A type PERSON can be introduced by by the bracketing convention
[PERSON]
A variable of this type can be introduced as follows
jim : PERSON
jim is now a variable of type PERSON
Examples:
x : HOUSE | x is in New Orleans
x is of type HOUSE where x is in New Orleans
S == {x | x is not an element of x}
S is defined to be the set of all elements x such that x is not an element of x
S: seq X
S is a particular sequence of X
For example, if X = N, S can be {1,2}
Universal Quantification
'forall' is a universal quantifier
The step-by-step conversion of a statement from an informal language (English) to
a statement in formal language is shown below:
* at night, all cats are grey
* at night, for any c where c is an Animal, if c is a cat then c is grey
* it is night => forall c: ANIMAL . c is a cat => c is grey
(we need 'Animal' here because c needs to be type defined
But this can be expressed more concisely as
* it is night => forall c: CAT . c is grey
(Here, c is defined to be of TYPE CAT)
Power sets
P{} = {{}}
P{{}} = { {}, {{}} }
{} is the empty set
{{}} is the set that contains the empty set
{} != {{}}
Set Comprehension
This is a way of describing what the elements of the set are.
An expression of the form
{ variable : SET | predicate . term } translates to
Given that variable is of type SET, if predicate is true, return
term for all such values of variable over the range of SET.

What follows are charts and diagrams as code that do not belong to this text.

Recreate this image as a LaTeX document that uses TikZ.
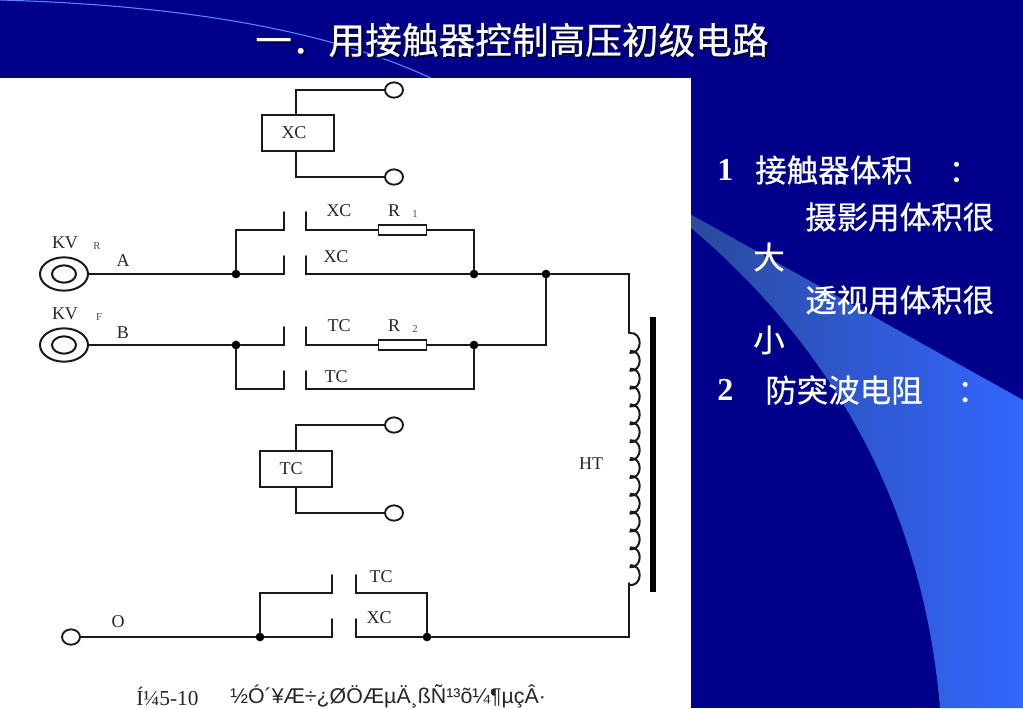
\documentclass[tikz,border=0pt]{standalone}
\usepackage{fontspec}
\setmainfont{Liberation Serif}
\newfontfamily\cjkf[FakeBold=0.5]{Noto Sans CJK SC}
\newfontfamily\capf{Liberation Sans}
\usetikzlibrary{calc,shapes.geometric}
\definecolor{slidebg}{HTML}{00008B}
\definecolor{wedgehi}{HTML}{3366FF}
\definecolor{wedgelo}{HTML}{2A4A9E}
\definecolor{shadowc}{HTML}{000040}
\tikzset{
 x=0.75pt,y=-0.75pt,
 wire/.style={line width=1.5pt,black!90,line cap=round,line join=miter},
 box/.style={draw=black!90,line width=1.5pt,fill=white,minimum width=54pt,minimum height=27pt,inner sep=0pt},
 res/.style={draw=black!90,line width=1.4pt,fill=white,minimum width=36pt,minimum height=8pt,inner sep=0pt},
 term/.style={draw=black!90,line width=1.4pt,fill=white,ellipse,minimum width=13.5pt,minimum height=11.5pt,inner sep=0pt},
 meter/.style={draw=black!90,line width=1.5pt,ellipse,inner sep=0pt},
 dot/.style={circle,fill=black,minimum size=6.5pt,inner sep=0pt},
 lab/.style={font=\fontsize{13.5}{13.5}\selectfont,text=black!85,inner sep=0pt},
 sub/.style={font=\fontsize{8}{8}\selectfont,text=black!70,inner sep=0pt},
 ttl/.style={font=\cjkf\fontsize{27.5}{27.5}\selectfont,inner sep=0pt,anchor=west},
 body/.style={font=\cjkf\fontsize{23.6}{23.6}\selectfont,text=white,inner sep=0pt,anchor=west},
 num/.style={font=\bfseries\fontsize{24}{24}\selectfont,text=white,inner sep=0pt,anchor=west},
}
\begin{document}
\begin{tikzpicture}
\useasboundingbox (0,0) rectangle (1023,708);
% slide background
\fill[slidebg] (0,0) rectangle (1023,708);
\shade[left color=wedgelo,middle color=wedgehi,right color=wedgehi,shading angle=90]
  (690,214) -- (1023,400) -- (1023,708) -- (940,708)
  .. controls (920,470) and (800,320) .. (690,227) -- cycle;
\draw[wedgehi!80,line width=0.8pt] (0,0) .. controls (180,5) and (330,30) .. (435,80);
\fill[white] (0,78) rectangle (691,708);
% title
\node[ttl,text=shadowc] at (257,42) {一．用接触器控制高压初级电路};
\node[ttl,text=white] (title) at (255,40) {一．用接触器控制高压初级电路};
% right text
\node[num] (n1) at (717,170) {1};
\node[body] (l1) at (755,170) {接触器体积\hspace{27pt}：};
\node[body] (l2) at (805,217) {摄影用体积很};
\node[body] (l3) at (753,257) {大};
\node[body] (l4) at (805,300) {透视用体积很};
\node[body] (l5) at (753,340) {小};
\node[num] (n2) at (717,390) {2};
\node[body] (l6) at (765,390) {防突波电阻\hspace{26pt}：};
% XC coil
\node[box] (xcbox) at (298,133) {};
\node[lab] (xclab) at (294,133) {XC};
\node[term] (t1) at (394,90) {};
\node[term] (t2) at (394,177) {};
\draw[wire] (t1) -- (296,90) -- (296,115);
\draw[wire] (296,151) -- (296,177) -- (t2);
% TC coil
\node[box] (tcbox) at (295.5,469) {};
\node[lab] (tclab) at (291,469) {TC};
\node[term] (t3) at (394,425) {};
\node[term] (t4) at (394,513) {};
\draw[wire] (t3) -- (296,425) -- (296,451);
\draw[wire] (296,487) -- (296,513) -- (t4);
% KV meters
\node[meter,minimum width=36pt,minimum height=25pt] (kvr) at (64,274) {};
\node[meter,minimum width=18pt,minimum height=13pt] (kvri) at (64,274) {};
\node[meter,minimum width=36pt,minimum height=25pt] (kvf) at (64,345) {};
\node[meter,minimum width=18pt,minimum height=13pt] (kvfi) at (64,345) {};
% resistors
\node[res] (r1) at (402.5,230) {};
\node[res] (r2) at (402.5,345) {};
% junctions
\node[dot] (ja) at (236,274) {};
\node[dot] (jb) at (474,274) {};
\node[dot] (jc) at (546,274) {};
\node[dot] (jd) at (236,345) {};
\node[dot] (je) at (474,345) {};
\node[dot] (jf) at (260,637) {};
\node[dot] (jg) at (427,637) {};
\node[term] (to) at (71,637) {};
% rows
\draw[wire] (kvr) -- (ja) -- (284,274) -- (284,256);
\draw[wire] (ja) -- (236,230) -- (284,230) -- (284,212);
\draw[wire] (306,212) -- (306,230) -- (r1);
\draw[wire] (r1) -- (474,230) -- (jb);
\draw[wire] (306,256) -- (306,274) -- (jb) -- (jc) -- (629,274) -- (629,333);
\draw[wire] (kvf) -- (jd) -- (284,345) -- (284,327);
\draw[wire] (306,327) -- (306,345) -- (r2);
\draw[wire] (r2) -- (je) -- (546,345) -- (jc);
\draw[wire] (jd) -- (236,389) -- (284,389) -- (284,371);
\draw[wire] (306,371) -- (306,389) -- (474,389) -- (je);
% bottom row
\draw[wire] (to) -- (jf) -- (332,637) -- (332,619);
\draw[wire] (jf) -- (260,593) -- (332,593) -- (332,575);
\draw[wire] (356,575) -- (356,593) -- (427,593) -- (jg);
\draw[wire] (356,619) -- (356,637) -- (jg) -- (629,637) -- (629,583);
% coil
\draw[line width=1.5pt,black!90]
  \foreach \k in {0,...,13} {
    (630,{333+\k*17.86}) .. controls (643,{333+\k*17.86-1}) and (643,{333+\k*17.86+21}) .. (629.5,{333+\k*17.86+20})
  };
% core
\fill[black] (650,317) rectangle (655.5,592);
% labels
\node[lab] (lkv1) at (65,243) {KV};
\node[sub] (lr) at (97,246) {R};
\node[lab] (la) at (123,261) {A};
\node[lab] (lkv2) at (65,314) {KV};
\node[sub] (lf) at (99,317) {F};
\node[lab] (lb) at (123,333) {B};
\node[lab] (lx1) at (339,211) {XC};
\node[lab] (lr1) at (394,211) {R};
\node[sub] (l1s) at (415,214) {1};
\node[lab] (lx2) at (336,257) {XC};
\node[lab] (lt1) at (339,326) {TC};
\node[lab] (lr2) at (394,326) {R};
\node[sub] (l2s) at (415,329) {2};
\node[lab] (lt2) at (336,377) {TC};
\node[lab] (lht) at (591,464) {HT};
\node[lab] (lt3) at (381,577) {TC};
\node[lab] (lx3) at (379,618) {XC};
\node[lab] (lo) at (118,622) {O};
\node[lab,anchor=west,font=\fontsize{16}{16}\selectfont] (cap1) at (136,696) {Í¼5-10};
\node[lab,anchor=west,font=\capf\fontsize{16}{16}\selectfont] (cap2) at (230,696) {½Ó´¥Æ÷¿ØÖÆµÄ¸ßÑ¹³õ¼¶µçÂ·};
\end{tikzpicture}
\end{document}
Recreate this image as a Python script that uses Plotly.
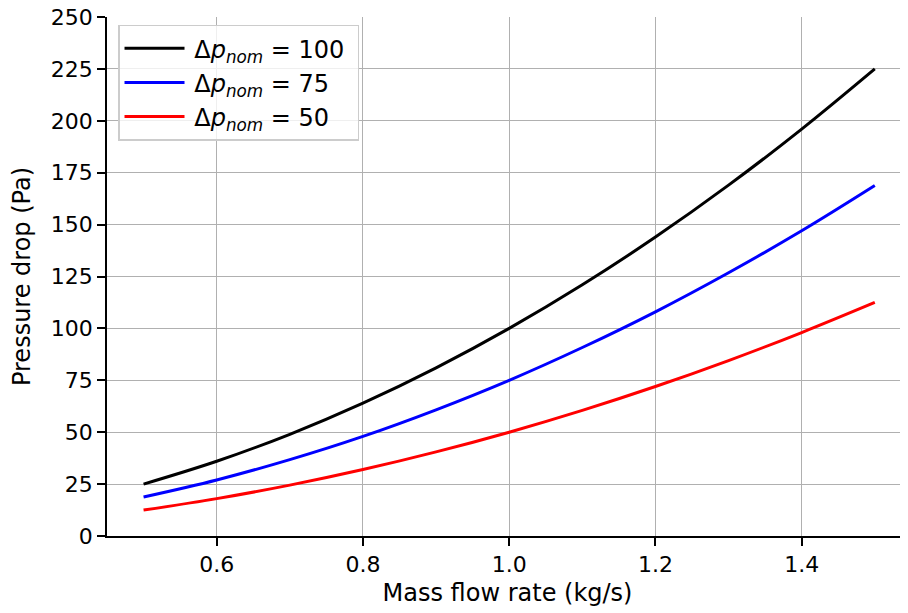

In an expression of the form {variable : SET . term },
there is no predicate to be satisfied
For example, ( n : N . n ) is equivalent to N
(Exercise done in class):
Write a set comprehension denoting the set of all prime numbers
{ x : Z+ | x != 1 AND x is prime }
Pairs and Comprehension
S * T = { a:S ; b:T }
T * S = { b:T ; a:S }
In this case, S*T == T*S because both sets have the same elements although in different order.

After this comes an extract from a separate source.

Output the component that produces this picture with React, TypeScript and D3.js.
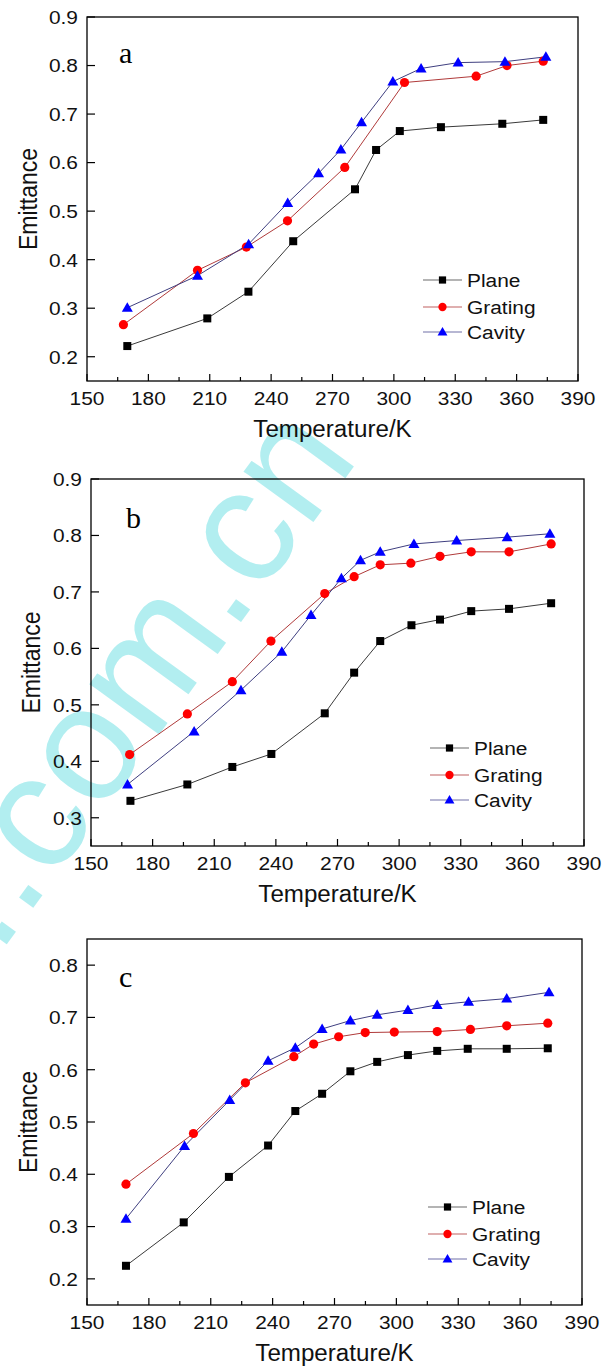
import React from "react";
import * as d3 from "d3";

// ---------- data ----------
const xTicks = [150, 180, 210, 240, 270, 300, 330, 360, 390];
const seriesNames = ["Plane", "Grating", "Cavity"];

// panel a
const aPlaneT = [169.7, 208.8, 228.9, 250.8, 281, 291.3, 302.9, 323, 353, 373];
const aPlaneE = [0.222, 0.279, 0.334, 0.438, 0.545, 0.626, 0.665, 0.673, 0.68, 0.688];
const aGratingT = [167.8, 204, 227.9, 248, 276, 305.2, 340.2, 355.3, 373];
const aGratingE = [0.266, 0.378, 0.426, 0.48, 0.59, 0.765, 0.778, 0.8, 0.809];
const aCavityT = [169.7, 204, 229, 248.1, 263.2, 274.1, 284.2, 299.5, 313.3, 331.4, 354.3, 374.3];
const aCavityE = [0.301, 0.367, 0.432, 0.517, 0.578, 0.627, 0.683, 0.767, 0.794, 0.806, 0.808, 0.818];
const aYTicks = [0.2, 0.3, 0.4, 0.5, 0.6, 0.7, 0.8, 0.9];

// panel b
const bPlaneT = [169.2, 196.9, 218.8, 237.8, 263.8, 278.1, 290.8, 306, 319.9, 335.1, 353.5, 374];
const bPlaneE = [0.33, 0.359, 0.39, 0.413, 0.485, 0.557, 0.613, 0.641, 0.651, 0.666, 0.67, 0.68];
const bGratingT = [168.8, 196.9, 218.8, 237.6, 263.8, 278.1, 290.8, 305.7, 319.9, 335.1, 353.5, 374];
const bGratingE = [0.412, 0.484, 0.541, 0.613, 0.697, 0.727, 0.748, 0.751, 0.763, 0.771, 0.771, 0.785];
const bCavityT = [167.8, 200.2, 223, 242.9, 257.1, 271.9, 281.2, 290.8, 307.2, 328, 352.6, 373.4];
const bCavityE = [0.359, 0.453, 0.526, 0.594, 0.659, 0.724, 0.756, 0.771, 0.785, 0.791, 0.797, 0.803];
const bYTicks = [0.3, 0.4, 0.5, 0.6, 0.7, 0.8, 0.9];

// panel c
const cPlaneT = [168.9, 196.9, 218.8, 237.8, 251, 264, 277.7, 290.7, 305.6, 319.8, 334.6, 353.5, 373.4];
const cPlaneE = [0.225, 0.308, 0.395, 0.455, 0.521, 0.554, 0.597, 0.615, 0.628, 0.636, 0.64, 0.64, 0.641];
const cGratingT = [168.9, 201.6, 226.8, 250.3, 259.9, 272, 284.9, 299, 319.8, 335.9, 353.5, 373.4];
const cGratingE = [0.381, 0.478, 0.575, 0.625, 0.649, 0.663, 0.671, 0.672, 0.673, 0.677, 0.684, 0.689];
const cCavityT = [168.9, 197.3, 219.2, 237.8, 251, 264, 277.7, 290.7, 305.6, 319.8, 335, 353.5, 374];
const cCavityE = [0.315, 0.454, 0.542, 0.617, 0.642, 0.678, 0.694, 0.705, 0.714, 0.724, 0.73, 0.736, 0.748];
const cYTicks = [0.2, 0.3, 0.4, 0.5, 0.6, 0.7, 0.8];

// ---------- styling ----------
const lineColors = ["#3a3a3a", "#b03a3a", "#3f3f80"];
const legendLineColors = ["#6a6a6a", "#c06060", "#7070a8"];
const markColors = ["#000000", "#ff0000", "#0000ff"];
const SANS = "Arial, 'Liberation Sans', Helvetica, sans-serif";
const SERIF = "'Times New Roman', 'Liberation Serif', serif";
const SX = 1.1; // horizontal stretch of the sans labels in the reference

type Panel = {
  letter: string;
  box: { l: number; r: number; t: number; b: number };
  yDom: [number, number];
  yTicks: number[];
  series: { t: number[]; e: number[] }[];
  legend: { x0: number; x1: number; tx: number; rows: number[] };
  letterPos: [number, number];
  yLabelX: number;
};

const panels: Panel[] = [
  {
    letter: "a",
    box: { l: 87, r: 578, t: 17, b: 381 },
    yDom: [0.15, 0.9],
    yTicks: aYTicks,
    series: [
      { t: aPlaneT, e: aPlaneE },
      { t: aGratingT, e: aGratingE },
      { t: aCavityT, e: aCavityE },
    ],
    legend: { x0: 423, x1: 462, tx: 467, rows: [280, 307, 332] },
    letterPos: [119, 63],
    yLabelX: 37,
  },
  {
    letter: "b",
    box: { l: 91, r: 584, t: 479, b: 846 },
    yDom: [0.25, 0.9],
    yTicks: bYTicks,
    series: [
      { t: bPlaneT, e: bPlaneE },
      { t: bGratingT, e: bGratingE },
      { t: bCavityT, e: bCavityE },
    ],
    legend: { x0: 430, x1: 469, tx: 474, rows: [748, 775, 800] },
    letterPos: [126, 528],
    yLabelX: 40,
  },
  {
    letter: "c",
    box: { l: 87, r: 582, t: 939, b: 1305 },
    yDom: [0.15, 0.85],
    yTicks: cYTicks,
    series: [
      { t: cPlaneT, e: cPlaneE },
      { t: cGratingT, e: cGratingE },
      { t: cCavityT, e: cCavityE },
    ],
    legend: { x0: 428, x1: 467, tx: 472, rows: [1207, 1234, 1259] },
    letterPos: [119, 987],
    yLabelX: 37,
  },
];

function SText({
  x,
  y,
  size,
  anchor,
  sx,
  dy,
  children,
}: {
  x: number;
  y: number;
  size: number;
  anchor?: string;
  sx?: number;
  dy?: string;
  children: React.ReactNode;
}) {
  return (
    <text
      transform={`translate(${x},${y}) scale(${sx ?? SX},1)`}
      dy={dy}
      textAnchor={anchor ?? "start"}
      fontFamily={SANS}
      fontSize={size}
      fill="#111"
    >
      {children}
    </text>
  );
}

function Marker({ kind, x, y, s = 1 }: { kind: number; x: number; y: number; s?: number }) {
  if (kind === 0) return <rect x={x - 4 * s} y={y - 4 * s} width={8 * s} height={8 * s} fill={markColors[0]} />;
  if (kind === 1) return <circle cx={x} cy={y} r={4.6 * s} fill={markColors[1]} />;
  const p = d3.path();
  p.moveTo(x, y - 5.5 * s);
  p.lineTo(x + 5.5 * s, y + 4 * s);
  p.lineTo(x - 5.5 * s, y + 4 * s);
  p.closePath();
  return <path d={p.toString()} fill={markColors[2]} />;
}

function PanelView({ p }: { p: Panel }) {
  const { l, r, t, b } = p.box;
  const x = d3.scaleLinear().domain([150, 390]).range([l, r]);
  const y = d3.scaleLinear().domain(p.yDom).range([b, t]);
  const minor = d3.range(165, 390, 30);
  const line = d3
    .line<[number, number]>()
    .x((d) => x(d[0]))
    .y((d) => y(d[1]));
  return (
    <g>
      <text x={p.letterPos[0]} y={p.letterPos[1]} fontFamily={SERIF} fontSize={30}>
        {p.letter}
      </text>
      {p.series.map((s, i) => (
        <path
          key={"l" + i}
          d={line(s.t.map((tt, k) => [tt, s.e[k]] as [number, number])) || ""}
          fill="none"
          stroke={lineColors[i]}
          strokeWidth={1}
        />
      ))}
      {p.series.map((s, i) =>
        s.t.map((tt, k) => <Marker key={"m" + i + "_" + k} kind={i} x={x(tt)} y={y(s.e[k])} />)
      )}
      <rect x={l} y={t} width={r - l} height={b - t} fill="none" stroke="#000" strokeWidth={1.3} />
      {xTicks.map((v) => (
        <g key={"xt" + v}>
          <line x1={x(v)} x2={x(v)} y1={b} y2={b - 7} stroke="#000" strokeWidth={1.2} />
          <SText x={x(v)} y={b + 24} size={19} anchor="middle">
            {v}
          </SText>
        </g>
      ))}
      {minor.map((v) => (
        <line key={"mt" + v} x1={x(v)} x2={x(v)} y1={b} y2={b - 4} stroke="#000" strokeWidth={1.2} />
      ))}
      {p.yTicks.map((v) => (
        <g key={"yt" + v}>
          <line x1={l} x2={l + 8} y1={y(v)} y2={y(v)} stroke="#000" strokeWidth={1.2} />
          <SText x={l - 9} y={y(v)} dy="0.36em" size={19} anchor="end">
            {v.toFixed(1)}
          </SText>
        </g>
      ))}
      <SText x={(l + r) / 2} y={b + 56} size={23} anchor="middle" sx={1.05}>
        Temperature/K
      </SText>
      <text
        transform={`translate(${p.yLabelX},${(t + b) / 2}) rotate(-90) scale(1,1.1)`}
        textAnchor="middle"
        fontFamily={SANS}
        fontSize={23}
        fill="#111"
      >
        Emittance
      </text>
      {seriesNames.map((n, i) => {
        const ry = p.legend.rows[i];
        const mx = (p.legend.x0 + p.legend.x1) / 2;
        return (
          <g key={"lg" + n}>
            <line x1={p.legend.x0} x2={p.legend.x1} y1={ry} y2={ry} stroke={legendLineColors[i]} strokeWidth={1.2} />
            <Marker kind={i} x={mx} y={ry} s={0.9} />
            <SText x={p.legend.tx} y={ry} dy="0.36em" size={19}>
              {n}
            </SText>
          </g>
        );
      })}
    </g>
  );
}

export default function App() {
  return (
    <svg
      width={612}
      height={1371}
      style={{ position: "absolute", left: 0, top: 0, background: "#fff" }}
      xmlns="http://www.w3.org/2000/svg"
    >
      <rect x={0} y={0} width={612} height={1371} fill="#fff" />
      <text
        transform="translate(360,458) rotate(-54)"
        textAnchor="end"
        fontFamily={SANS}
        fontSize={163}
        fill="#b2eef0"
      >
        ..com.cn
      </text>
      {panels.map((p) => (
        <PanelView key={p.letter} p={p} />
      ))}
    </svg>
  );
}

But in general, S*T != T*S
Therefore, a clearer way of producing the above set is:
S*T= { a:S; b:T . (a,b) } = { b:T; a:S . (a,b) } = T*S
Type Definitions
When introducing types,
[ N, Z, R ] is equivalent to
[ N ]
[ Z ]
[ R ]
Abbreviation definition
symbol == term
introduces a new global constant symbol with the same type and value as
expression term
For example, Coordinate == N * N
introduces Coordinate as a global constant which is of type
'Ordered pair of two natural numbers'.
Suppose we define evens as
evens == {n: N | 2 divides n },
we can simply introduce x as x:evens
We do not need to declare x:N before and then observe that x is an element
of evens
However, we cannot simply declare 'x is an element of evens' by itself as x
would not be type-defined yet.
Generic Definitions
Let's go through an example we did in class)

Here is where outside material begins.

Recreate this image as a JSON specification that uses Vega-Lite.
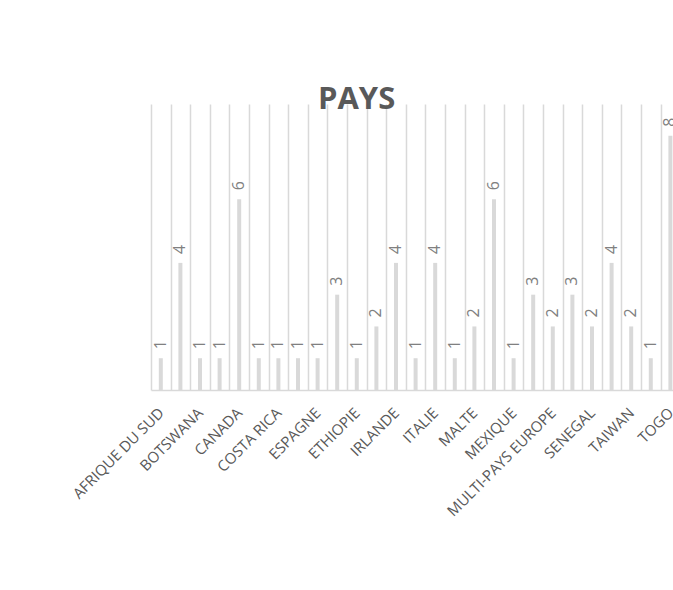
{
  "$schema": "https://vega.github.io/schema/vega-lite/v6.json",
  "width": 529.2,
  "height": 286,
  "autosize": {"type": "none"},
  "padding": {"left": 151, "top": 104, "right": 0, "bottom": 200},
  "background": "white",
  "title": {"text": "PAYS", "font": "Open Sans", "fontSize": 31, "fontWeight": "bold", "color": "#595959", "anchor": "middle", "dx": -59, "dy": 30, "offset": -6, "baseline": "alphabetic"},
  "data": {"values": [
    {"pays": "AFRIQUE DU SUD", "n": 1},
    {"pays": "BELGIQUE", "n": 4},
    {"pays": "BOTSWANA", "n": 1},
    {"pays": "BURKINA FASO", "n": 1},
    {"pays": "CANADA", "n": 6},
    {"pays": "CHINE", "n": 1},
    {"pays": "COSTA RICA", "n": 1},
    {"pays": "COTE D'IVOIRE", "n": 1},
    {"pays": "ESPAGNE", "n": 1},
    {"pays": "ETATS-UNIS", "n": 3},
    {"pays": "ETHIOPIE", "n": 1},
    {"pays": "FRANCE", "n": 2},
    {"pays": "IRLANDE", "n": 4},
    {"pays": "ISRAEL", "n": 1},
    {"pays": "ITALIE", "n": 4},
    {"pays": "JAPON", "n": 1},
    {"pays": "MALTE", "n": 2},
    {"pays": "MAROC", "n": 6},
    {"pays": "MEXIQUE", "n": 1},
    {"pays": "MULTI-PAYS AFRIQUE", "n": 3},
    {"pays": "MULTI-PAYS EUROPE", "n": 2},
    {"pays": "ROYAUME-UNI", "n": 3},
    {"pays": "SENEGAL", "n": 2},
    {"pays": "SUISSE", "n": 4},
    {"pays": "TAIWAN", "n": 2},
    {"pays": "TANZANIE", "n": 1},
    {"pays": "TOGO", "n": 8}
  ]},
  "encoding": {
    "x": {
      "field": "pays", "type": "nominal", "sort": null,
      "scale": {"paddingInner": 0, "paddingOuter": 0},
      "axis": {
        "title": null, "grid": true, "tickBand": "extent", "gridColor": "#d9d9d9", "gridWidth": 1.5,
        "ticks": false, "domainColor": "#d9d9d9", "domainWidth": 1.5,
        "labelAngle": -45, "labelAlign": "right", "labelBaseline": "middle",
        "labelFont": "Open Sans", "labelFontSize": 15, "labelColor": "#595959", "labelPadding": 20,
        "labelOverlap": false,
        "labelExpr": "indexof(['AFRIQUE DU SUD','BOTSWANA','CANADA','COSTA RICA','ESPAGNE','ETHIOPIE','IRLANDE','ITALIE','MALTE','MEXIQUE','MULTI-PAYS EUROPE','SENEGAL','TAIWAN','TOGO'], datum.value) >= 0 ? datum.value : ''"
      }
    },
    "y": {"field": "n", "type": "quantitative", "scale": {"domain": [0, 9]}, "axis": null}
  },
  "layer": [
    {"mark": {"type": "bar", "size": 4, "color": "#d9d9d9"}},
    {"mark": {"type": "text", "angle": 270, "align": "left", "baseline": "middle", "dx": 9, "font": "Open Sans", "fontSize": 16, "color": "#808080"},
     "encoding": {"text": {"field": "n", "type": "quantitative"}}}
  ],
  "config": {"view": {"stroke": null}}
}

_______[X]_____________________________________________________________
_______________________________________________________________________
| _ subset-of _ : PX <-> PX
|_______________________
| Forall S,T : PX .
S subset-of T <=> forall x : X . x element-of S => x element-of T
|_______________________________________________________________________
This is a generic definition for the subset operation
Thus, we define the subset relationship on type X where we don't really care what X is.
The only constraints are that the two arguments are power sets of X.
The two blanks in the first line are replaced by the arguments S and T in that order.